Comme souvent lorsque Michael Mann rôde dans les parages, la télévision est perçue comme un terreau d’exploration plastique. Sa mise en scène, élaborée dans le magnifique pilote (l’une des plus fascinantes créations télévisuelles depuis dix ans), se met à la hauteur des principes narratifs et moraux de la série. Dans la plus pure tradition de l’auteur de Collateral, elle distille une atmosphère sourde et feutrée, marquée par des couleurs cuivrées, assombries, qui entourent le réel d’un halo.
Le flou est aussi présent que le net. Sur des lumières de fin d’après-midi en Californie, les images incroyables des courses de chevaux, proches d’une abstraction musicale, s’impriment dans la mémoire. Les plans répétés sur les parieurs assis dans les gradins, qui regardent les pur-sang courir et semblent hébétés face au spectacle, figurent donc la condition idéale du spectateur de Luck.
Cette approche peut avoir ses limites. Un vent de contestation a d’ailleurs soufflé sur la série, à laquelle on a reproché ses penchants « arty » trop marqués. Luck serait-elle très belle mais pas assez captivante, voire incompréhensible à cause des méandres de son récit ? L’argument est respectable, mais il semble un peu court, tant le caractère hybride et mystérieux de la série fait son charme coupant. La petite bande de parieurs un peu loser régulièrement mise en avant est par ailleurs très réussie.
On peut en revanche regretter que David Milch n’ait pas su créer avec Ace Bernstein (Dustin Hoffman) un personnage aussi fort qu’Al Swearengen, l’extraordinaire méchant de Deadwood.
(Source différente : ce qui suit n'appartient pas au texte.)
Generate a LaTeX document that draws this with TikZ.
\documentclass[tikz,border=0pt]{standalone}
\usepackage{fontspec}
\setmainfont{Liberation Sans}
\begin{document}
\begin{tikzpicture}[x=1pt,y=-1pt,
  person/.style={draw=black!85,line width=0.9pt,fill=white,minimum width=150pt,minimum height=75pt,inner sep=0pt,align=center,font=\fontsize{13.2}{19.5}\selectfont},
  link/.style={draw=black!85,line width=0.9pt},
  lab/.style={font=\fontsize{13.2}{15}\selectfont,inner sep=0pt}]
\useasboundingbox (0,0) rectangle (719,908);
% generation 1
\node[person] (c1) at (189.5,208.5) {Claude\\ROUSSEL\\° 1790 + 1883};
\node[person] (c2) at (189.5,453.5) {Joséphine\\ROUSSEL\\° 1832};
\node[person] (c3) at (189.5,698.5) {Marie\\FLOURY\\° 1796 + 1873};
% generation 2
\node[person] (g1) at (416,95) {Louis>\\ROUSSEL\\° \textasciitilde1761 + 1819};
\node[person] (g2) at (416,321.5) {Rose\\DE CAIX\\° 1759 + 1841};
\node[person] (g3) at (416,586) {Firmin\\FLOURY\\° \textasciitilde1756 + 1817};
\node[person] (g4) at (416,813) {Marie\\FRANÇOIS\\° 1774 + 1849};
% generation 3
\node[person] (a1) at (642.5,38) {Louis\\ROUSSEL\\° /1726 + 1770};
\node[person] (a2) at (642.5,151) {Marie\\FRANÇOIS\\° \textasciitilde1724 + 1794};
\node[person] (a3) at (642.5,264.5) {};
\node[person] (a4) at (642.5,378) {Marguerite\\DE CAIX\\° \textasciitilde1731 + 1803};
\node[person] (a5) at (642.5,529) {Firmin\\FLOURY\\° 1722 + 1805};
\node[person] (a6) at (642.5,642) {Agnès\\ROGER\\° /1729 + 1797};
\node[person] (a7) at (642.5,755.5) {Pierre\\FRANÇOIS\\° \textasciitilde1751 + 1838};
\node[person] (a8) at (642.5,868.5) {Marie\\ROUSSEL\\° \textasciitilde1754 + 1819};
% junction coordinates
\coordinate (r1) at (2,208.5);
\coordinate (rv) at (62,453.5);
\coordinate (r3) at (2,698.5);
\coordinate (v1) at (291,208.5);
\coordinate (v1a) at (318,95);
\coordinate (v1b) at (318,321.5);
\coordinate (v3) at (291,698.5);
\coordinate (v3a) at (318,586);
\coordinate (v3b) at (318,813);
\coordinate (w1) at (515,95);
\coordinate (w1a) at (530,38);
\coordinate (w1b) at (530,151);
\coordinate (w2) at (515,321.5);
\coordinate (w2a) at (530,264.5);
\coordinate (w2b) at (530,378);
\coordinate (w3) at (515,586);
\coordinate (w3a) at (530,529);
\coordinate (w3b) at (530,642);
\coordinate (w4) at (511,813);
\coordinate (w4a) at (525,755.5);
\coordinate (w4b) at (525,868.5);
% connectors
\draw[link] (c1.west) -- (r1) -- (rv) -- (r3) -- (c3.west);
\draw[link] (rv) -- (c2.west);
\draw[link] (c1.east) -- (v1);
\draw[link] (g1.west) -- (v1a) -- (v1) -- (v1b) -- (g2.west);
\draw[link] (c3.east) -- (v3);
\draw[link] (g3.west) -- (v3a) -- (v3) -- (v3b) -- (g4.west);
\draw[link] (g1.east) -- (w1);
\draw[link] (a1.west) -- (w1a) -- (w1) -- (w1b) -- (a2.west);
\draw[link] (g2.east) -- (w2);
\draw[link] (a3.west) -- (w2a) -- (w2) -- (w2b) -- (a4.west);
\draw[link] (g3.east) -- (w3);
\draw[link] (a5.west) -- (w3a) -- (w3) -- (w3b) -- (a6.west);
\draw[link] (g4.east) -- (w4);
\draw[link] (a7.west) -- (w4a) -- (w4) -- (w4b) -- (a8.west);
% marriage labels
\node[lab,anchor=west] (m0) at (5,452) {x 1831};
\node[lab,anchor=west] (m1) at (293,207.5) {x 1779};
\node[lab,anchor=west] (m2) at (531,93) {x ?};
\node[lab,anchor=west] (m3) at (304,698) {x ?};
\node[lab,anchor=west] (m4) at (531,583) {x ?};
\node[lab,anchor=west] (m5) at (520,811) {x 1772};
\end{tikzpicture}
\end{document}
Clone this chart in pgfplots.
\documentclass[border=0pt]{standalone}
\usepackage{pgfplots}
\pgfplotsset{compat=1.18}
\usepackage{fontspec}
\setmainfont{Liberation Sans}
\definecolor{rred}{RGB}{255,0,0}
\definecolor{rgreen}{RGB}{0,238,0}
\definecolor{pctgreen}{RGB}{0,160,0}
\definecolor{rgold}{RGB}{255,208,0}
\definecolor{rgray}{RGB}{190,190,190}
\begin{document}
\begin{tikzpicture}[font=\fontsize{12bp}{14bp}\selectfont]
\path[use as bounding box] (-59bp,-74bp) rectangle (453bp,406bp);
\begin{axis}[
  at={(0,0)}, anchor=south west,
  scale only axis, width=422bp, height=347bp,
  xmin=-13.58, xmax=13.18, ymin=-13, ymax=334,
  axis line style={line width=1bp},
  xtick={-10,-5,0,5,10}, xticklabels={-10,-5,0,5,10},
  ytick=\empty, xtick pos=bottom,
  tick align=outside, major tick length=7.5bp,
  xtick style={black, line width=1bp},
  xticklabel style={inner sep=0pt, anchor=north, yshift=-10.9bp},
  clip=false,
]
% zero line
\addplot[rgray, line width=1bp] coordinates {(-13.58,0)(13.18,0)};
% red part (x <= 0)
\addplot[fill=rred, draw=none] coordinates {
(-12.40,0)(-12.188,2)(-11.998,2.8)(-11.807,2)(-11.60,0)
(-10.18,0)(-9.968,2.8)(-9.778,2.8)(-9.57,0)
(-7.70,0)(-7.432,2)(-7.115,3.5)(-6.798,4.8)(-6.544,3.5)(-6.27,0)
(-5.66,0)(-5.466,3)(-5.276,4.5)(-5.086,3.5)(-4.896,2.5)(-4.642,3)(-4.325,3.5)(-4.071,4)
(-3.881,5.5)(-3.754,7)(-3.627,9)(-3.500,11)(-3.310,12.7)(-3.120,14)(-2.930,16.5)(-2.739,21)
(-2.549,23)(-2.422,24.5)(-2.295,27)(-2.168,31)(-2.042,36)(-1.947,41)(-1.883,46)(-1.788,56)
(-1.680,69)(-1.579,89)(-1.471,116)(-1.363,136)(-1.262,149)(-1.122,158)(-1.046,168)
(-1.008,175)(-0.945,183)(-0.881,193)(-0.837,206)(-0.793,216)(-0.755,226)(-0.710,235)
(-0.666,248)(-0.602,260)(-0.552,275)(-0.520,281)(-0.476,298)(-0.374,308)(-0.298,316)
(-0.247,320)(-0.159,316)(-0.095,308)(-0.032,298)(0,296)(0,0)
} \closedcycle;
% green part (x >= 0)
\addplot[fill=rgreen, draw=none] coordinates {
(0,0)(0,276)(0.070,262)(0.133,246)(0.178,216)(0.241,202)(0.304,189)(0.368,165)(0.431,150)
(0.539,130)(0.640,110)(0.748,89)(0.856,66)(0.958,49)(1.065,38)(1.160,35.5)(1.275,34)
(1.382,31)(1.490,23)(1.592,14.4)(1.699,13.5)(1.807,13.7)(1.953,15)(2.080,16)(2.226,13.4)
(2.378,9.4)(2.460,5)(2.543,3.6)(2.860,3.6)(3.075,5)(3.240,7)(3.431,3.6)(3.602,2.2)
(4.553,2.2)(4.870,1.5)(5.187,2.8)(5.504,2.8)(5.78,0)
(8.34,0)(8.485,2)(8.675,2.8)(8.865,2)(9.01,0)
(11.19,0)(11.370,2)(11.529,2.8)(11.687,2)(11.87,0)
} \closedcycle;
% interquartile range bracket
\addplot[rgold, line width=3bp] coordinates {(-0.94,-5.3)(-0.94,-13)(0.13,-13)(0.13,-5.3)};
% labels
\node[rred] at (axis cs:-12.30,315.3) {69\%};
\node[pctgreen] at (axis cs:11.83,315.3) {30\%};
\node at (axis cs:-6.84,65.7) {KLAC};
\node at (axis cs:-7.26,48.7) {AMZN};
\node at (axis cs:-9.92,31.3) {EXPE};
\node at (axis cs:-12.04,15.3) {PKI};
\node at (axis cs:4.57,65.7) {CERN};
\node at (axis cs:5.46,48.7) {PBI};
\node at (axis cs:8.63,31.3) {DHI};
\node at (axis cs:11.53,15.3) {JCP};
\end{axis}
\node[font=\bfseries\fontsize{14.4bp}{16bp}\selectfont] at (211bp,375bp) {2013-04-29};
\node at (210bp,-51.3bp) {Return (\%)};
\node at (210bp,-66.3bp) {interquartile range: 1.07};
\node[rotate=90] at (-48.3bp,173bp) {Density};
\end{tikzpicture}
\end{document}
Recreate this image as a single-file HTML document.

Peut-être n’en a-t-il pas vraiment eu le temps. S’il porte en lui une tristesse existentielle et une fatigue physique intéressante, l’ancien boss mafieux sorti de prison n’atteint jamais la puissance, la folie et le trouble de son prédécesseur. On ne peut pas toucher au chef-d’oeuvre à tous les coups.
Luck chaque mardi à 20 h 40 sur Orange Cinemax. En VM. Multidiffusion.